Ocho Tapas in Portrush. Picture by Margaret McLaughlin
Dominic Kearney

Ocho Tapas Bistro,
92 Main Street,
028 7082 4110

I STRUGGLE a little with tapas, to be honest. For starters, this small plates malarkey: I don't trust small plates any more than Julius Caesar trusted thin men. Let me have about me plates that are big. And full, of course; there's no point to any plate without food on it.

The other thing I have against them is sharing: I don't want to share my food. Happy to share other people's. But not mine.
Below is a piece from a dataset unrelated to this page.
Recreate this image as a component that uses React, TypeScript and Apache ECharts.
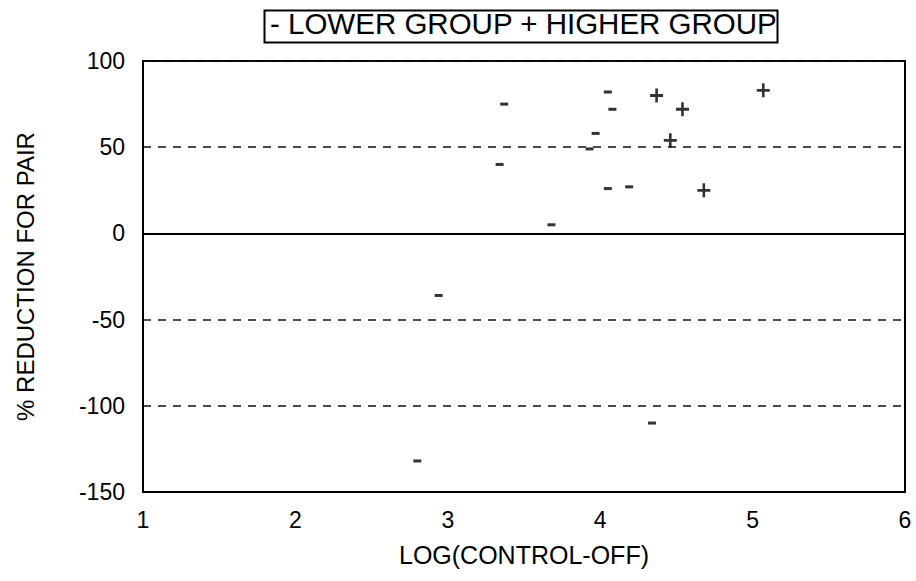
import React, { useEffect, useRef } from "react";
import * as echarts from "echarts";

const lowerX = [3.37, 3.34, 3.68, 4.05, 4.08, 3.97, 3.93, 4.05, 4.19, 2.94, 4.34, 2.8];
const lowerY = [75, 40, 5, 82, 72, 58, 49, 26, 27, -36, -110, -132];
const higherX = [4.37, 4.54, 5.07, 4.46, 4.68];
const higherY = [80, 72, 83, 54, 25];
const legendText = "- LOWER GROUP + HIGHER GROUP";
const xTitle = "LOG(CONTROL-OFF)";
const yTitle = "% REDUCTION FOR PAIR";

const zip = (xs: number[], ys: number[]) => xs.map((x, i) => [x, ys[i]]);

export default function App() {
  const ref = useRef<HTMLDivElement>(null);
  useEffect(() => {
    if (!ref.current) return;
    const chart = echarts.init(ref.current, null, { renderer: "svg" });
    const font = "'Liberation Sans', Arial, sans-serif";
    chart.setOption({
      animation: false,
      backgroundColor: "#fff",
      grid: {
        left: 143,
        right: 11,
        top: 61,
        bottom: 89,
        show: true,
        borderColor: "#000",
        borderWidth: 2,
        containLabel: false,
      },
      xAxis: {
        type: "value",
        min: 1,
        max: 6,
        interval: 1,
        name: xTitle,
        nameLocation: "middle",
        nameGap: 50,
        nameTextStyle: { fontFamily: font, fontSize: 25, color: "#000" },
        axisLine: { show: true, onZero: false, lineStyle: { color: "#000", width: 2 } },
        axisTick: { show: false },
        axisLabel: { fontFamily: font, fontSize: 23, color: "#000", margin: 16 },
        splitLine: { show: false },
      },
      yAxis: {
        type: "value",
        min: -150,
        max: 100,
        interval: 50,
        name: yTitle,
        nameLocation: "middle",
        nameGap: 106,
        nameTextStyle: { fontFamily: font, fontSize: 24, color: "#000" },
        axisLine: { show: true, lineStyle: { color: "#000", width: 2 } },
        axisTick: { show: false },
        axisLabel: { fontFamily: font, fontSize: 23, color: "#000", margin: 18 },
        splitLine: { show: true, lineStyle: { color: "#111", width: 1.6, type: [8, 7] } },
      },
      series: [
        {
          name: "LOWER GROUP",
          type: "scatter",
          data: zip(lowerX, lowerY),
          symbol: "rect",
          symbolSize: [8, 3],
          itemStyle: { color: "#000" },
          markLine: {
            silent: true,
            symbol: "none",
            label: { show: false },
            lineStyle: { color: "#000", width: 2, type: "solid" },
            data: [{ yAxis: 0 }],
          },
        },
        {
          name: "HIGHER GROUP",
          type: "scatter",
          data: zip(higherX, higherY),
          symbol: "path://M0,4.8H12V7.2H0Z M4.8,0H7.2V12H4.8Z",
          symbolSize: [13, 14],
          itemStyle: { color: "#000" },
        },
      ],
      graphic: [
        {
          type: "text",
          left: 270,
          top: 8,
          style: { text: legendText, fontFamily: font, fontSize: 29.5, fill: "#000" },
        },
        {
          type: "rect",
          left: 262,
          top: 8,
          shape: { width: 513, height: 32 },
          style: { fill: "none", stroke: "#000", lineWidth: 2 },
        },
      ],
    });
    return () => chart.dispose();
  }, []);
  return (
    <div
      ref={ref}
      style={{ position: "absolute", left: 0, top: 0, width: 916, height: 581, background: "#fff" }}
    />
  );
}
Too often in the past, I've seen tables in Spanish restaurants turn into a human version of Hungry Hippos, hands flashing across the table for the last albondiga.

Of course, the simple answer to these dilemmas is to order lots of small plates – which is what the five of us did, to the extent that it soon became impossible to see the table top.
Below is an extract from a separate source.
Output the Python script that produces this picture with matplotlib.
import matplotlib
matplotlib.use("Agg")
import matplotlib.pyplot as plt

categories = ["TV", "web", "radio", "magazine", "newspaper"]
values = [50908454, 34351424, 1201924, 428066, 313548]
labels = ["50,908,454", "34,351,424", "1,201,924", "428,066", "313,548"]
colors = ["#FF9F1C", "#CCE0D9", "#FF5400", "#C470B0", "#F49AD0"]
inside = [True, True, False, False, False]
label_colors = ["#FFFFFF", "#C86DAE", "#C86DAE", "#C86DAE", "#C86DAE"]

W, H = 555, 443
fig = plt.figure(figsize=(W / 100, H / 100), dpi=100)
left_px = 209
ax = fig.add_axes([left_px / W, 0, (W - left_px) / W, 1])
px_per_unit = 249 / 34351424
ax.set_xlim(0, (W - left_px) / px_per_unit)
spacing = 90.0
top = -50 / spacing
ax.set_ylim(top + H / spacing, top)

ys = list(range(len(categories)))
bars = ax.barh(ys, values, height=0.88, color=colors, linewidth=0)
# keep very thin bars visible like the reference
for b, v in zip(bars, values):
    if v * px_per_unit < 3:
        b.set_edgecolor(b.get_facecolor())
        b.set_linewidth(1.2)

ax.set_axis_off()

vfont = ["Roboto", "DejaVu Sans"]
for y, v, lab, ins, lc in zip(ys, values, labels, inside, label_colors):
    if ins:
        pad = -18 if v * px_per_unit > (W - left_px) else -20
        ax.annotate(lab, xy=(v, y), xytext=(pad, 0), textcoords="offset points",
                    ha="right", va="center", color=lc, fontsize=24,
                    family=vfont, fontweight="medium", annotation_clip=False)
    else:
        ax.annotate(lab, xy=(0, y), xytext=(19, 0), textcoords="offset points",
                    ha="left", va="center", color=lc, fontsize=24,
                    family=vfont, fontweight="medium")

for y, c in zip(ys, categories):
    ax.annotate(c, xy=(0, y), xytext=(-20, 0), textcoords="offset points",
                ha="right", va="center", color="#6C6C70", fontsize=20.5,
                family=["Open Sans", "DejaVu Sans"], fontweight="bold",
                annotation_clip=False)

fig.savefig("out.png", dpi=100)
We decided to take advantage of the three plates for £11.95 'early bird' offer and then, as the proud owner of a Spanish A Level – it stayed a Grade E, even after the recount – I was volunteered to order for the table.
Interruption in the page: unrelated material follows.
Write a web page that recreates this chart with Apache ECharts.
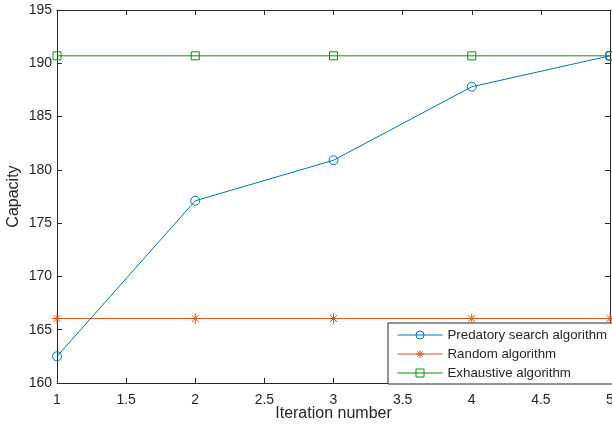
<!DOCTYPE html>
<html>
<head>
<meta charset="utf-8">
<script src="https://cdn.jsdelivr.net/npm/echarts@6/dist/echarts.min.js"></script>
<style>html,body{margin:0;padding:0;background:#fff}#c{width:612px;height:425px}</style>
</head>
<body>
<div id="c"></div>
<script>
var iterations = [1, 2, 3, 4, 5];
var predatory = [162.5, 177.1, 180.9, 187.8, 190.7];
var randomAlg = [166.05, 166.05, 166.05, 166.05, 166.05];
var exhaustive = [190.7, 190.7, 190.7, 190.7, 190.7];
var seriesNames = ['Predatory search algorithm', 'Random algorithm', 'Exhaustive algorithm'];

function pairs(vals) { return iterations.map(function (x, i) { return [x, vals[i]]; }); }

var txt = '#262626';
var font = 'Liberation Sans, Arial, sans-serif';
var star = 'path://M0,-5L0,5M-5,0L5,0M-3.5,-3.5L3.5,3.5M-3.5,3.5L3.5,-3.5';

var chart = echarts.init(document.getElementById('c'), null, {renderer: 'canvas'});
var axisCommon = {
  axisLine: {show: true, onZero: false, lineStyle: {color: '#262626', width: 1}},
  axisTick: {show: true, inside: true, length: 5, lineStyle: {color: '#262626', width: 1}},
  splitLine: {show: false}
};
chart.setOption({
  animation: false,
  backgroundColor: '#fff',
  grid: {left: 57, right: 2, top: 10, bottom: 42, containLabel: false, outerBoundsMode: 'none'},
  xAxis: [
    Object.assign({type: 'value', min: 1, max: 5, interval: 0.5, position: 'bottom',
      name: 'Iteration number', nameLocation: 'middle', nameGap: 23, nameMoveOverlap: false,
      nameTextStyle: {fontSize: 16, color: txt, fontFamily: font, verticalAlign: 'top'},
      axisLabel: {fontSize: 14, color: txt, fontFamily: font, margin: 10}}, axisCommon),
    Object.assign({type: 'value', min: 1, max: 5, interval: 0.5, position: 'top',
      axisLabel: {show: false}}, axisCommon)
  ],
  yAxis: [
    Object.assign({type: 'value', min: 160, max: 195, interval: 5, position: 'left',
      name: 'Capacity', nameLocation: 'middle', nameGap: 43, nameRotate: 90, nameMoveOverlap: false,
      nameTextStyle: {fontSize: 16, color: txt, fontFamily: font, verticalAlign: 'middle'},
      axisLabel: {fontSize: 14, color: txt, fontFamily: font, margin: 5}}, axisCommon),
    Object.assign({type: 'value', min: 160, max: 195, interval: 5, position: 'right',
      axisLabel: {show: false}}, axisCommon)
  ],
  legend: {
    left: 388, top: 323, orient: 'vertical',
    backgroundColor: '#fff', borderColor: '#262626', borderWidth: 1, borderRadius: 0,
    padding: [5, 10, 4, 9], itemGap: 5, itemWidth: 45, itemHeight: 10,
    lineStyle: {width: 1}, itemStyle: {borderWidth: 1},
    textStyle: {fontSize: 13.3, color: txt, fontFamily: font, lineHeight: 14},
    data: seriesNames
  },
  series: [
    {name: seriesNames[0], type: 'line', data: pairs(predatory), symbol: 'circle', symbolSize: 9,
      lineStyle: {color: '#0072BD', width: 1}, itemStyle: {color: 'rgba(255,255,255,0)', borderColor: '#0072BD', borderWidth: 1},
      z: 5},
    {name: seriesNames[1], type: 'line', data: pairs(randomAlg), symbol: star, symbolSize: 10,
      lineStyle: {color: '#D95319', width: 1}, itemStyle: {color: '#D95319', borderColor: '#D95319', borderWidth: 1},
      z: 4},
    {name: seriesNames[2], type: 'line', data: pairs(exhaustive), symbol: 'rect', symbolSize: 8,
      lineStyle: {color: '#118A11', width: 1}, itemStyle: {color: 'rgba(255,255,255,0)', borderColor: '#118A11', borderWidth: 1},
      z: 3}
  ]
});
</script>
</body>
</html>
I did actually try to order using the Spanish words for the dishes – not pretentiously, just quoting the menu – but was brusquely cut short each time (the service, though efficient, was on the terse side, apart from one waiter who called my wife 'darling').

There's a wide and appealing range of dishes on offer here, and there were enough of us eating to give a fair few a try without doubling up. The Spanish omelette was a no-brainer and we all enjoyed the soft and sweet potato combined with the well-seasoned egg. I'm not sure the romesco sauce went particularly well with it and was glad I specified it to be served on the side.

Another must-have was the patatas bravas, but these were a little underdone, lacking colour, crunch, and softness. To me, leastways, although my daughter polished them off sharpish.

Disappointing, too, was the mixed plate of meats and cheese. No issue with the taste, but I couldn't see where the £2 supplement came from, especially as there was no sign of the promised quince jelly. And while I'm at it, the tempura batter on the mushrooms was far too heavy and soft.

Complaints out of the way – the rest of the meal was delicious: the giant meatball was juicy with a real beefy flavour. The prawns were perfectly cooked, possessing a nice bite and then a lovely salty and sweet taste, nicely lifted by the garlic juice it which they sat.

The squid was also very good indeed, encased in a crisp coating of batter. I loved the duck and morcilla dish. The egg was creamy and subtle, while the blood sausage had plenty of depth and body. And the dates in bacon were gorgeous.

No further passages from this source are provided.